Here is another way to do this, which shows that we also do not need the operation to be associative, as long as we instead require the following property (which is also satisfied by groups):
For all $x,y\in G$ there is a $z\in G$ such that $x = zy$ (or such that $x = yz$, either one will suffice).
Now, if the operation is not commutative there will be two elements $a$ and $b$ such that $ab\neq ba$. But there is some $c$ such that $ab = ca$ (by the above property with $x = ab$ and $y = a$). Since we cannot have $c = b$ this breaks the assumption that whenever we had $ab = ca$ we would have $b = c$.
A bit more about the property I assume here, to "demystify" it:
To make the property a bit more natural, it might help to see a slightly different way to define a group: We start in the usual way with a binary operation that is associative and has a unit.
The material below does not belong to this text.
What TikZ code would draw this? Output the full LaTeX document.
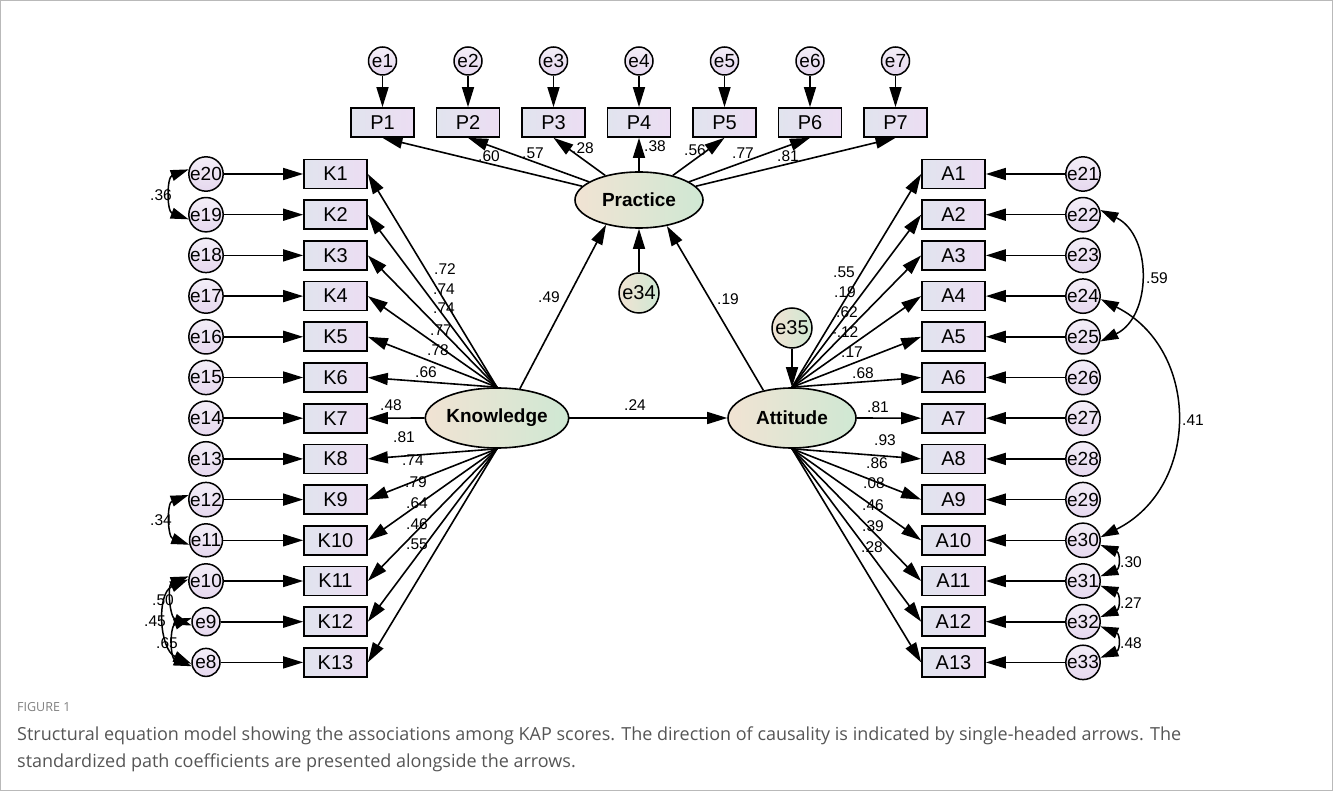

But as an alternative (though it is equivalent) to the inverses, we require that for each element $g\in G$ both left- and right- multiplication by $g$ is a bijective map (I leave it as a nice exercise to show this is indeed equivalent to the usual definition).
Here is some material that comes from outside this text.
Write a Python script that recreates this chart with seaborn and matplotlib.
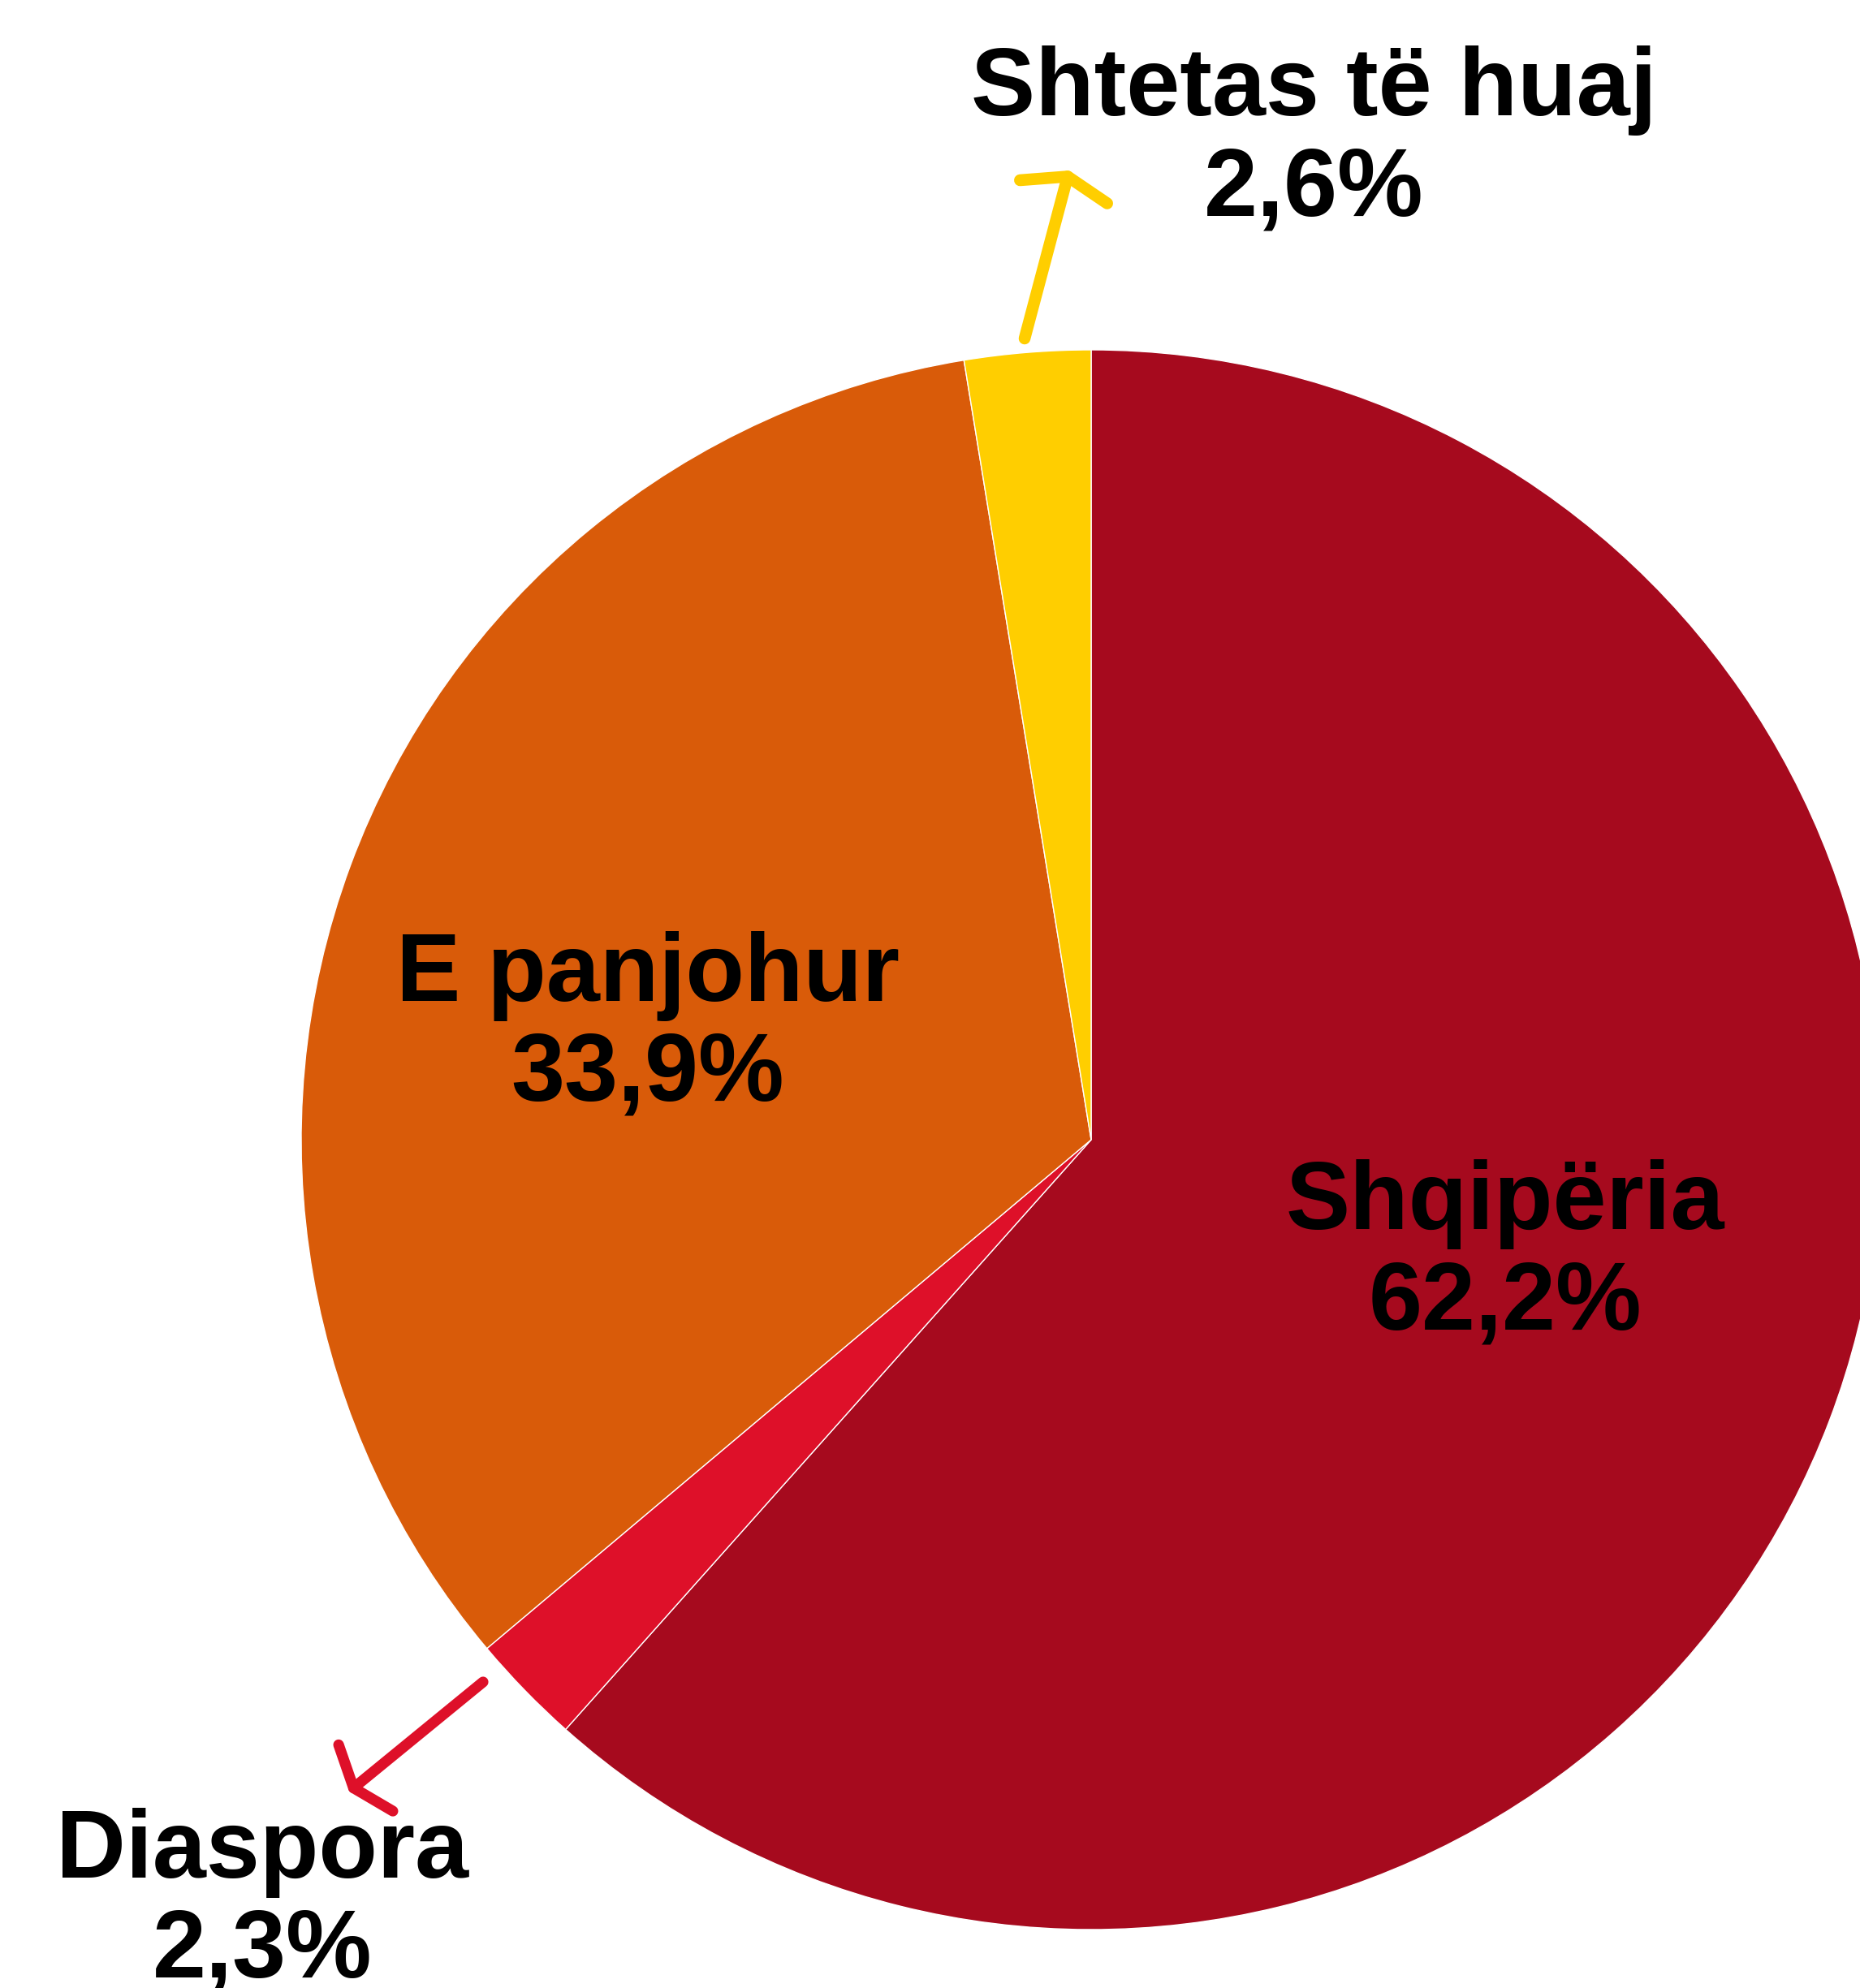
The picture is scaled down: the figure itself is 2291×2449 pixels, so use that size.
import matplotlib
matplotlib.use("Agg")
import matplotlib.pyplot as plt
import seaborn as sns

# te dhenat
kategorite = ["Shqipëria", "Diaspora", "E panjohur", "Shtetas të huaj"]
perqindjet = [62.2, 2.3, 33.9, 2.6]
etiketat = ["62,2%", "2,3%", "33,9%", "2,6%"]
ngjyrat = ["#A60A1E", "#DE1029", "#D95B09", "#FFCE00"]

sns.set_style("white")
plt.rcParams['font.family'] = ['Liberation Sans', 'DejaVu Sans']

W, H = 2291, 2449
fig = plt.figure(figsize=(W / 100, H / 100), dpi=100)
ax = fig.add_axes([0, 0, 1, 1])

cx, cy, r = 1344, H - 1404, 973
ax.pie(perqindjet, colors=ngjyrat, startangle=90, counterclock=False,
       center=(cx, cy), radius=r, frame=True,
       wedgeprops=dict(edgecolor='white', linewidth=1))
ax.set_xlim(0, W)
ax.set_ylim(0, H)
ax.set_aspect('equal')
ax.axis('off')

fs = 85.5
ls = 1.14
# pozicioni (baseline i rreshtit te fundit)
pos = {
    "Shqipëria": (1854, H - 1637),
    "E panjohur": (798, H - 1356),
    "Shtetas të huaj": (1618, H - 265),
    "Diaspora": (323, H - 2436),
}
for k, e in zip(kategorite, etiketat):
    x, y = pos[k]
    ax.text(x, y, k + "\n" + e, ha='center', va='baseline', fontsize=fs,
            fontweight='bold', linespacing=ls, color='black')

# shigjetat
ax.annotate("", xy=(1317, H - 210), xytext=(1262, H - 417),
            arrowprops=dict(arrowstyle='->,head_length=14,head_width=40',
                            color=ngjyrat[3], lw=10.5, mutation_scale=1,
                            shrinkA=0, shrinkB=0, capstyle='round',
                            joinstyle='round'))
ax.annotate("", xy=(430, H - 2207), xytext=(595, H - 2072),
            arrowprops=dict(arrowstyle='->,head_length=14,head_width=38',
                            color=ngjyrat[1], lw=9.5, mutation_scale=1,
                            shrinkA=0, shrinkB=0, capstyle='round',
                            joinstyle='round'))

fig.savefig("out.png", dpi=100)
Now, the property I assume here can be restated as: For each $g\in G$, right multiplication by $g$ is surjective (or very shortly just $Gg = G$ for all $g\in G$).
As noted in the comments, the condition is essentially "half" (or maybe closer to a quarter of) the property required for having a quasigroup (if we just keep the property that both left- and right- multiplication by any element is bijective and remove associativity and unit, we get to what a quasigroup is).